Contrairement aux idées reçues, l’urticaire chronique ne témoigne que rarement d’une origine allergique mais découle le plus souvent d’une préactivation, acquise ou innée, des mastocytes...
Maladie de peau généralement bénigne, l’urticaire est très fréquente, 1 à 3 % des Français ayant un terrain d’urticaire chronique. Spontanément ou après un effort, un stress, un aliment ou un médicament, ces sujets développent de temps à autre des lésions d’urticaire à type de papules plus ou moins disséminées, de prurit et/ou des œdèmes, le plus souvent sur le visage ou sur les mains. Cette réaction est due à une fragilité des mastocytes dans le derme qui, préactivés, « ?éclatent?» à la moindre sollicitation et libèrent de l’histamine, produisant la lésion d’urticaire.

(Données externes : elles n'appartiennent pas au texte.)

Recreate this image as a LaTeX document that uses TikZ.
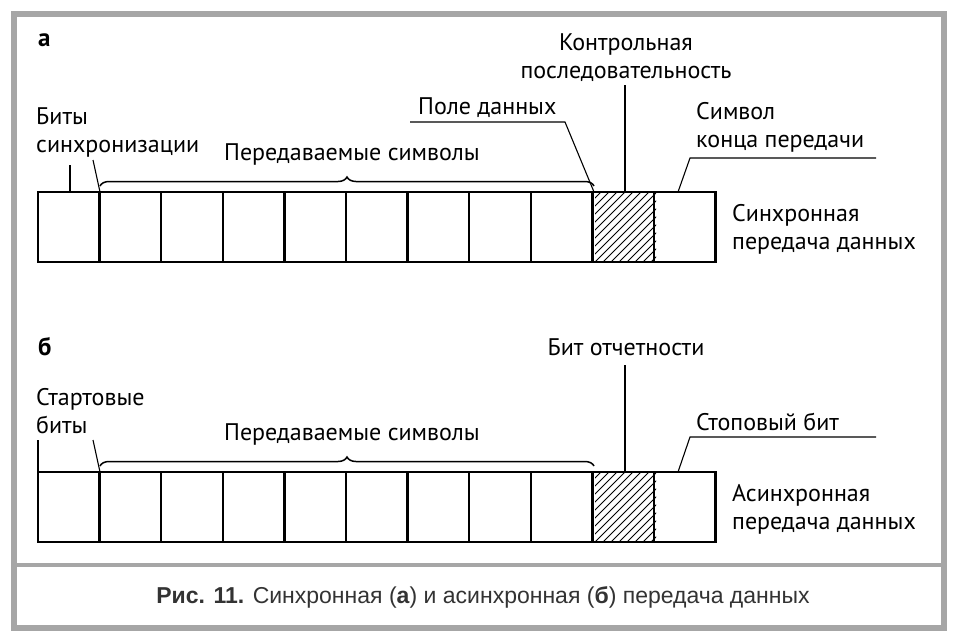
\documentclass[tikz,border=0pt]{standalone}
\usepackage{fontspec}
\setmainfont{PT Sans}
\newfontfamily\capfont{Liberation Sans}
\usetikzlibrary{positioning,decorations.pathreplacing}
\tikzset{
	lbl/.style={font=\fontsize{24}{28}\selectfont, inner sep=0, align=left},
	cell/.style={draw, line width=2.4pt},
	leader/.style={line width=1.1pt},
	brc/.style={line width=1.5pt, decorate, decoration={brace, amplitude=9pt, aspect=0.5}}
}
\begin{document}
\begin{tikzpicture}[x=1pt,y=-1pt]
	\useasboundingbox (0,0) rectangle (960,643);
	\fill[white] (0,0) rectangle (960,643);
	\draw[gray!70, line width=6pt] (14,14) rectangle (944,628);
	\draw[gray!70, line width=4pt] (14,565) -- (944,565);
	
	% two rows of cells
	\foreach \r/\y in {a/192, b/472} {
		\begin{scope}
			\clip (595,\y) rectangle (656,\y+70);
			\foreach \k in {-80,-72,...,80} {
				\draw[line width=0.9pt] (595+\k,\y+70) -- ++(70,-70);
			}
		\end{scope}
		\foreach \i in {0,...,10} {
			\draw[cell] (38+61.6*\i,\y) rectangle (38+61.6*\i+61.6,\y+70);
		}
		\coordinate (\r0) at (38,\y);
		\coordinate (\r1) at (100,\y);
		\coordinate (\r9) at (594,\y);
		\coordinate (\r10) at (625,\y);
		\coordinate (\r11) at (678,\y);
		\draw[brc] (100,\y-6) -- (594,\y-6);
	}
	
	% a
	\node[lbl, font=\bfseries\fontsize{25}{28}\selectfont, anchor=west] (la) at (38,40) {а};
	\node[lbl, align=center] (ka) at (626,58) {Контрольная\\последовательность};
	\node[lbl, anchor=west] (sync) at (36,132) {Биты\\синхронизации};
	\node[lbl] (syma) at (352,154) {Передаваемые символы};
	\node[lbl, anchor=west] (pole) at (418,108) {Поле данных};
	\node[lbl, anchor=west] (konec) at (696,127) {Символ\\конца передачи};
	\node[lbl, anchor=west] (sa) at (732,229) {Синхронная\\передача данных};
	\draw[leader] (70,165) -- (70,192);
	\draw[leader] (93,160) -- (a1);
	\draw[leader] (410,122) -- (565,122) -- (a9);
	\draw[leader] (625,85) -- (a10);
	\draw[leader] (876,158) -- (690,158) -- (a11);
	
	% b
	\node[lbl, font=\bfseries\fontsize{25}{28}\selectfont, anchor=west] (lb) at (38,347) {б};
	\node[lbl] (chet) at (626,347) {Бит отчетности};
	\node[lbl, anchor=west] (start) at (36,411) {Стартовые\\биты};
	\node[lbl] (symb) at (352,434) {Передаваемые символы};
	\node[lbl, anchor=west] (stop) at (696,422) {Стоповый бит};
	\node[lbl, anchor=west] (asa) at (732,509) {Асинхронная\\передача данных};
	\draw[leader] (38,440) -- (b0);
	\draw[leader] (93,440) -- (b1);
	\draw[leader] (625,365) -- (b10);
	\draw[leader] (876,437) -- (690,437) -- (b11);
	
	% caption
	\node[inner sep=0, font=\capfont\fontsize{23}{26}\selectfont, text=black!80] (cap) at (483,597)
		{\textbf{Рис. 11.} Синхронная (\textbf{а}) и асинхронная (\textbf{б}) передача данных};
\end{tikzpicture}
\end{document}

« Deux grandes causes expliquent cette préactivation des mastocytes et, partant, l’urticaire chronique, observe le Pr Jean-François Nicolas (CH de Lyon Sud). D’une part, un terrain auto-immun spécifique : les patients ont fabriqué des anticorps contre les récepteurs de surface des mastocytes. D’autre part, l’atopie où les mastocytes sont préactivés par des facteurs allergiques comme la poussière de maison ou les pollens chez des personnes qui ont (ou ont eu) par ailleurs une rhinite, une conjonctivite ou un asthme.?» Dans les deux cas, les mastocytes sont alors suffisamment fragiles pour être activés par l’ingestion d’un médicament (les facteurs les plus toxiques pour les mastocytes), d’un aliment, etc. Il s’agit alors de réactions d’hypersensibilité et non de véritables réactions allergiques.
Hypersensibilité ou allergies médicamenteuses ?
« Le médicament est la première victime de la confusion des genres, entre allergie et urticaire », regrette le Pr Nicolas ; seulement 5?% des urticaires médicamenteux isolés étant d’authentiques allergies. Ce que les patients (et leur médecin !) décrivent comme une allergie, voire un œdème de Quincke, est presque toujours un simple œdème du visage, témoin d’une urticaire médicamenteuse, et l’on se prive ainsi, à noter en rouge et en gras sur le carnet de santé, “Allergie à l’amoxicilline” par exemple, de tout un pan de la pharmacologie et des antibiotiques en particulier qui pourraient être précieux.
Si allergie à l’amoxicilline il y a, des anticorps IgE spécifiques sont présents à la surface des mastocytes des muqueuses (digestives et respiratoires), de la peau et des basophiles sanguins. L’amoxicilline absorbée traverse la barrière intestinale, rencontre ces récepteurs IgE… Les réactions sont alors forcément systémiques : «?Une urticaire isolée sans signe digestif ou respiratoire (bronchospasme) n’est donc a priori pas de l’allergie et un gonflement des lèvres après ingestion d’un antibiotique ou d’un anti-inflammatoire doit être considéré comme une urticaire du visage », précise le Pr Nicolas. Une exception à cette règle, l’allergie de contact, au latex notamment, où les lésions sont limitées à la peau, puisque de contact. Un interrogatoire poussé suffit pour faire la part des choses, éventuellement complété au moindre doute par une consultation allergologique pour écarter une allergie authentique. L’allergologue?confirme,?dans l’immense majorité des cas, le caractère non allergique de l’urticaire. La différence se fait aussi sur le délai, une réaction allergique étant immédiate et immédiatement sévère en quelques minutes.
Antihistaminique plutôt qu’éviction
« La presque totalité (95?%) des patients qui font de l’urticaire à un médicament peuvent par conséquent y recourir à nouveau, avec une parfaite tolérance, à condition de prendre au moins trois heures avant le médicament “histaminolibérateur“ un comprimé d’un antihistaminique de dernière génération, et ce jusqu’au lendemain de la dernière prise », suggère le Pr Nicolas.